The story is no more complicated than your best Trek TV episode: A bad Romulan (Eric Bana, sporting the full Mike Tyson face tattoo) has come from the future in a tricked-out spaceship to destroy the past (specifically, planets Vulcan and Earth). His motives are barely explained and even harder to understand—unless one has read the four-part prequel comic book, ahem. No matter: Like most Trek baddies, Bana's Nero is decidedly beside the point; he's merely phaser fodder, the latest villain in possession of a doomsday machine who exists solely to threaten Vulcan and bring together on the bridge of the Enterprise Kirk (Chris Pine), Spock (Zachary Quinto), McCoy (Karl Urban), Scotty (Simon Pegg), Uhura (Zoe Saldana), Sulu (John Cho), and Chekov (Anton Yelchin), who—at warp factor 10, red alert, damn the photon torpedoes—must save the universe, this time for the very first time.
The crew is a bunch of untested Starfleet cadets: Kirk is a know-it-all horndog with a penchant for green-skinned ladies; Pine plays him like he's starring in an episode of Dawson's Kirk. McCoy is, well, a simple country doctor who abhors space travel; some things never change, as Urban, among all the cast members, comes closest to spot-on imitation. As for the rest, places, please: Sulu is a guy who likes swords and steers the ship; Chekov is a wunderkind who speaks in a weddy, weddy tick Russian accent; Scotty is working miracles in the engine room; and Uhura is still trying to hail Starfleet on all frequencies to no avail.

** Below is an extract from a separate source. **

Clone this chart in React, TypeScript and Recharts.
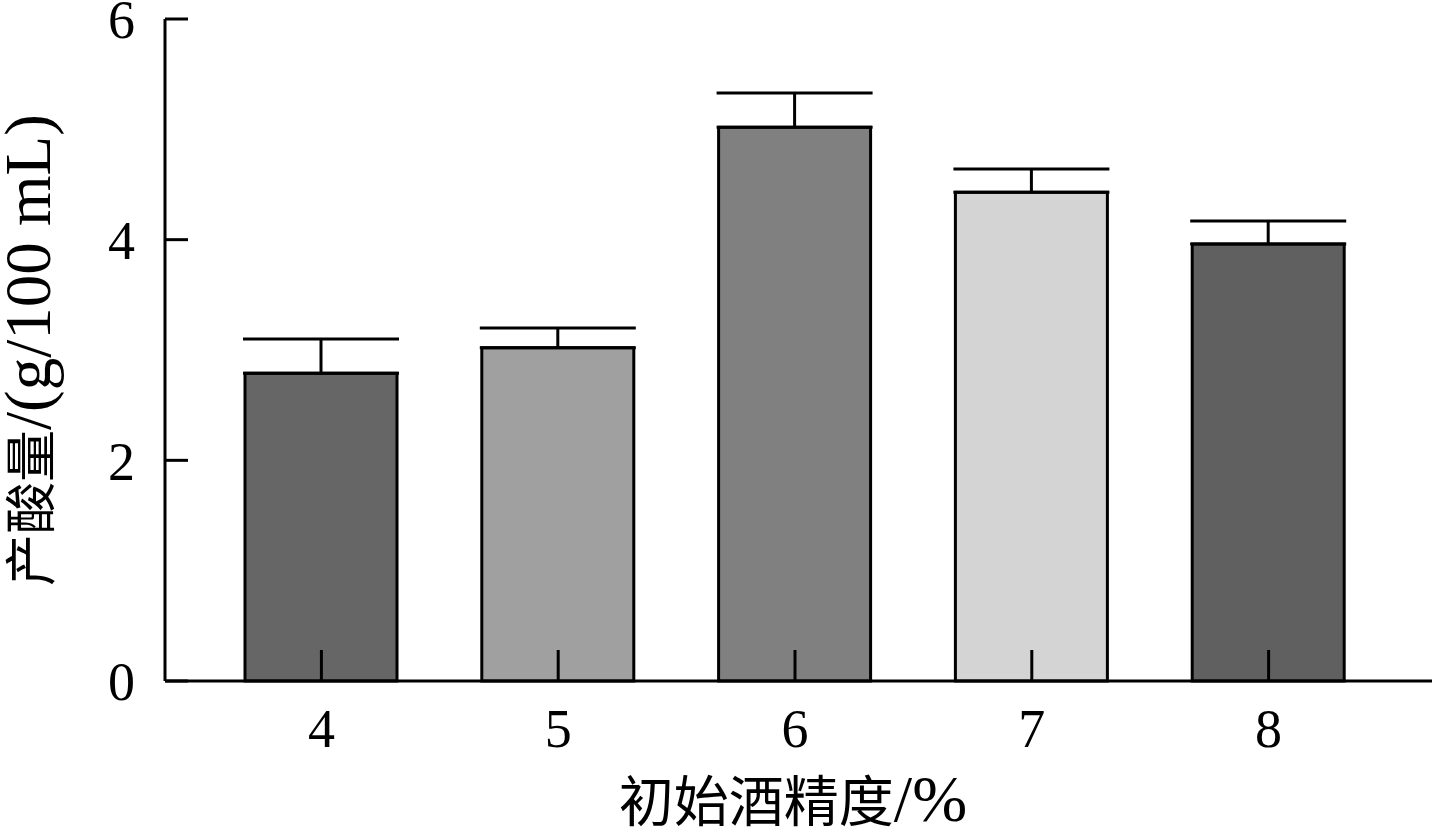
import React from "react";
import { Bar, BarChart, Cell, ErrorBar, Label, XAxis, YAxis } from "recharts";

const categories = ["4", "5", "6", "7", "8"];
const acidValues = [2.79, 3.02, 5.02, 4.43, 3.96];
const acidErrors = [0.31, 0.18, 0.31, 0.21, 0.21];
const barColors = ["#666666", "#a0a0a0", "#808080", "#d4d4d4", "#606060"];
const yTicks = [0, 2, 4, 6];

const data = categories.map((c, i) => ({
  name: c,
  acid: acidValues[i],
  err: [0, acidErrors[i]]
}));

const latin = "'Liberation Serif', 'Times New Roman', serif";
const cjk = "'Noto Sans CJK SC', sans-serif";

function XTick(props: any) {
  return (
    <text x={props.x} y={props.y} dy="0.71em" textAnchor="middle" fill="#000" fontFamily={latin} fontSize={54}>
      {props.payload.value}
    </text>
  );
}

function YTick(props: any) {
  return (
    <text x={props.x} y={props.y} dy="0.355em" textAnchor="end" fill="#000" fontFamily={latin} fontSize={54}>
      {props.payload.value}
    </text>
  );
}

function YTitle() {
  return (
    <text x={50} y={350} transform="rotate(-90 50 350)" textAnchor="middle" fill="#000">
      <tspan fontFamily={cjk} fontSize={52}>产酸量</tspan>
      <tspan fontFamily={latin} fontSize={65}>/(g/100 mL)</tspan>
    </text>
  );
}

function XTitle() {
  return (
    <text x={793} y={821} textAnchor="middle" fill="#000">
      <tspan fontFamily={cjk} fontSize={55}>初始酒精度</tspan>
      <tspan fontFamily={latin} fontSize={66}>/%</tspan>
    </text>
  );
}

export default function App() {
  return (
    <div style={{ position: "absolute", left: 0, top: 0, background: "#fff" }}>
      <BarChart
        width={1432}
        height={834}
        data={data}
        margin={{ top: 19, right: 0, bottom: 0, left: 0 }}
        barCategoryGap={0}
      >
        <Bar dataKey="acid" barSize={152} stroke="#000" strokeWidth={3} isAnimationActive={false}>
          {data.map((d, i) => (
            <Cell key={d.name} fill={barColors[i]} />
          ))}
          <ErrorBar dataKey="err" direction="y" width={78} stroke="#000" strokeWidth={3} isAnimationActive={false} />
        </Bar>
        <XAxis
          dataKey="name"
          height={153}
          padding={{ left: 38, right: 45 }}
          axisLine={{ stroke: "#000", strokeWidth: 3 }}
          tickLine={{ stroke: "#000", strokeWidth: 3 }}
          tickSize={-31}
          tickMargin={59}
          tick={XTick}
        >
          <Label content={() => <XTitle />} />
        </XAxis>
        <YAxis
          width={165}
          domain={[0, 6]}
          ticks={yTicks}
          axisLine={{ stroke: "#000", strokeWidth: 3 }}
          tickLine={{ stroke: "#000", strokeWidth: 3 }}
          tickSize={-23}
          tickMargin={53}
          tick={YTick}
        >
          <Label content={() => <YTitle />} />
        </YAxis>
      </BarChart>
    </div>
  );
}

Spock is the centerpiece—not only as played by Quinto as the tormented youth in revolt raised by the Vulcan Sarek (Ben Cross) and human Amanda (Winona Ryder, almost unrecognizable), but also in the form of Leonard Nimoy, the once-dead first officer who has lived long enough to travel back in time to offer sage advice to old friends in need of—dare one say it—the human touch. Nimoy's scenes elicit genuine emotion, not just the nostalgist's thrill of familiarity or the newcomer's delight at discovery. When Spock tells a young Jim Kirk, "I have been and always shall be your friend," or when he realizes a "Live long and prosper" salutation simply will not do, it's enough to move even a Star Wars fan to tears.